El punto y coma: ese gran desconocido

Ayer, a las 21:47, recibí un mensaje urgente: «¿Podrías corregir este manuscrito para mañana?». Suspire, dije que sí y abrí el archivo. Y ahí estaban: páginas enteras sin un punto y coma a la vista. Me imagino al autor pensando: «¿Para qué complicarse?».

No eran más que cincuenta páginas, pero el abismo de la ausencia de puntuación convertía esas páginas en volúmenes enciclopédicos escritos en gaélico manés. Sin querer exagerar…

Y aquí estamos.

Horas después, me encontraba en una batalla campal con frases eternas y enumeraciones que pedían a gritos un respiro. Mientras ajustaba las pausas y devolvía el orden al caos, me hice una promesa: si en mi próxima vida trabajo con textos, será en una biblioteca silenciosa, lejos de correcciones exprés y autores enemigos de la puntuación.

La lucha continuó durante unas cuantas horas. Entre una coma mal puesta y una frase que parecía el laberinto del Minotauro, tuve una revelación: el punto y coma es el héroe olvidado de la puntuación. Pone orden sin imponerse, suaviza sin interrumpir. Y, sin embargo, nadie lo respeta. Terminé a las cuatro de la mañana, con ojeras y una renovada admiración por ese pequeño signo.
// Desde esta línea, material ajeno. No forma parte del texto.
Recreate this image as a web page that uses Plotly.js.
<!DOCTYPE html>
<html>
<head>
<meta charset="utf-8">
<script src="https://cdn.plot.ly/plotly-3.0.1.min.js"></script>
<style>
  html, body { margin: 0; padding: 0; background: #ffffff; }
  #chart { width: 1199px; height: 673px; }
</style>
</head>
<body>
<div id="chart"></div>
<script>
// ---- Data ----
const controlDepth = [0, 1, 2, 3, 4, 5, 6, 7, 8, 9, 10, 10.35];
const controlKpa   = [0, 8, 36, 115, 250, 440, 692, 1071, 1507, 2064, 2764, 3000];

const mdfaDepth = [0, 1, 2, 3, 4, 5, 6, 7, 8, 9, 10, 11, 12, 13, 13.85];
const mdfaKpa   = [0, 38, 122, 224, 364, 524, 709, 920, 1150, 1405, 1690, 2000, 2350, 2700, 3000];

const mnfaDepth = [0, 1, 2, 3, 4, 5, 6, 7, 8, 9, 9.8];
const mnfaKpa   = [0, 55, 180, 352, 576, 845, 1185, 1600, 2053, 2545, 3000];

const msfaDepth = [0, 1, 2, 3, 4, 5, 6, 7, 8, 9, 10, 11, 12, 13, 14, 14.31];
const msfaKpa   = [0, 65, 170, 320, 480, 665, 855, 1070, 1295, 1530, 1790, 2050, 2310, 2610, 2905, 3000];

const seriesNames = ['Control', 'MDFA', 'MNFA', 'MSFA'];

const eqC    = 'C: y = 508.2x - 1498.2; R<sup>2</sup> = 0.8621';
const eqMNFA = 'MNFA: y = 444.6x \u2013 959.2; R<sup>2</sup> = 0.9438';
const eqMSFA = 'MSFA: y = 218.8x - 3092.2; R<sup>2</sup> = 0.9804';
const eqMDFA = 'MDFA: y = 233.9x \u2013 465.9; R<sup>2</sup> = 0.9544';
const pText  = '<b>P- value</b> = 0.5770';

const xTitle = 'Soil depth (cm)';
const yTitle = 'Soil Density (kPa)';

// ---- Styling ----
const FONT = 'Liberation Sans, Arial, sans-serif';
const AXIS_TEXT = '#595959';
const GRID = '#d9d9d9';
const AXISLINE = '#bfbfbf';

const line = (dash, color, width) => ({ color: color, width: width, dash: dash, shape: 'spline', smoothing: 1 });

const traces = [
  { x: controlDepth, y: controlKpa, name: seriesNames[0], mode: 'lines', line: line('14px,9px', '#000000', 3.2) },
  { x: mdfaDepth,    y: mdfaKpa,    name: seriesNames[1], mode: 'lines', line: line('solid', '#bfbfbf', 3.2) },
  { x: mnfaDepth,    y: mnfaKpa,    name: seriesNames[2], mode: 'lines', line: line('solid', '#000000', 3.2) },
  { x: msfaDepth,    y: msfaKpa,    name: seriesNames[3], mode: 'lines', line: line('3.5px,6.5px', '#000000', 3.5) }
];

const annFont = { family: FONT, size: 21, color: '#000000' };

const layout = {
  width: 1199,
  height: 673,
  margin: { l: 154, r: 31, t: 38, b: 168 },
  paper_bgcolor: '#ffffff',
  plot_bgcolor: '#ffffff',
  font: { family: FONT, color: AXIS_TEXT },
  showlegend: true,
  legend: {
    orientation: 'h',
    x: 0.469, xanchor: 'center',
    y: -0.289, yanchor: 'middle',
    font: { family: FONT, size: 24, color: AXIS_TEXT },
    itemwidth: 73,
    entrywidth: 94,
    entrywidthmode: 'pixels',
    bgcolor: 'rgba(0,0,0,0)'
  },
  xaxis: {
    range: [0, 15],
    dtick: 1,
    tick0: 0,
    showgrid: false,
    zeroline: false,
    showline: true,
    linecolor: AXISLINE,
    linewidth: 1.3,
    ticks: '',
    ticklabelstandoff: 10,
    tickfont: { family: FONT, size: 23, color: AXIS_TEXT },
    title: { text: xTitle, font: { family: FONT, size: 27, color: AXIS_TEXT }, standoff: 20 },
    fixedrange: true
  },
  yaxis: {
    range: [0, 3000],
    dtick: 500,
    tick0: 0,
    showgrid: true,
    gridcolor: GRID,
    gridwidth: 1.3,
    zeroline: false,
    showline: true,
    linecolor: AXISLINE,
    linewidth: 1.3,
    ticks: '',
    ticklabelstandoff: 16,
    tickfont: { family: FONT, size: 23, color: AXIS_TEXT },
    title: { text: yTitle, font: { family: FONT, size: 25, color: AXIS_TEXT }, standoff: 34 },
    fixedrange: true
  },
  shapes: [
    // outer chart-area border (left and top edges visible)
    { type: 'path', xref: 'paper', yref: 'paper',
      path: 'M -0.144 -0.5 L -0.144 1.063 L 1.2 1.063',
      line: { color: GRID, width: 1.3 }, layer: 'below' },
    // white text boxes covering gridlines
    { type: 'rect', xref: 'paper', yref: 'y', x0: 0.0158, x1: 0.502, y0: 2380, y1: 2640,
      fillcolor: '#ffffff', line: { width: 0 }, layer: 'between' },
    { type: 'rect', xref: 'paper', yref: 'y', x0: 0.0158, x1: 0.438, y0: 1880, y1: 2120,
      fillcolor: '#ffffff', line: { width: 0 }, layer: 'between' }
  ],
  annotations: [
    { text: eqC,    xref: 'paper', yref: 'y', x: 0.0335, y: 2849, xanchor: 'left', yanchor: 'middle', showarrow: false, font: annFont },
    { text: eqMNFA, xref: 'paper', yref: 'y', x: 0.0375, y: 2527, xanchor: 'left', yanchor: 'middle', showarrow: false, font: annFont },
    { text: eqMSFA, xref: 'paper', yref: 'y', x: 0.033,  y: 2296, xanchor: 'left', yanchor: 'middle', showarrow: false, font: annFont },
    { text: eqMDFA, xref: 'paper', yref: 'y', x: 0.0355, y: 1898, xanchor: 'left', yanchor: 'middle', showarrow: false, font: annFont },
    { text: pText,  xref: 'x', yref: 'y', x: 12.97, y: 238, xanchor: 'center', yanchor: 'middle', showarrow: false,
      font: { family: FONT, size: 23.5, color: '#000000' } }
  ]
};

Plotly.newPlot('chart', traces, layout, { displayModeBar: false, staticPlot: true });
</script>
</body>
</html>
A las ocho, el cliente me escribió: «¿Y si revisamos de nuevo? Creo que las comas no están donde las imaginaba».

Cerré los ojos.

Y me prometí que, si alguna vez llegaba a existir el sindicato del punto y coma, yo sería la primera en afiliarme.

Y aquí estamos…

Más de Lia Troth próximamente.

(O no. Depende de cómo acabe el próximo encargo).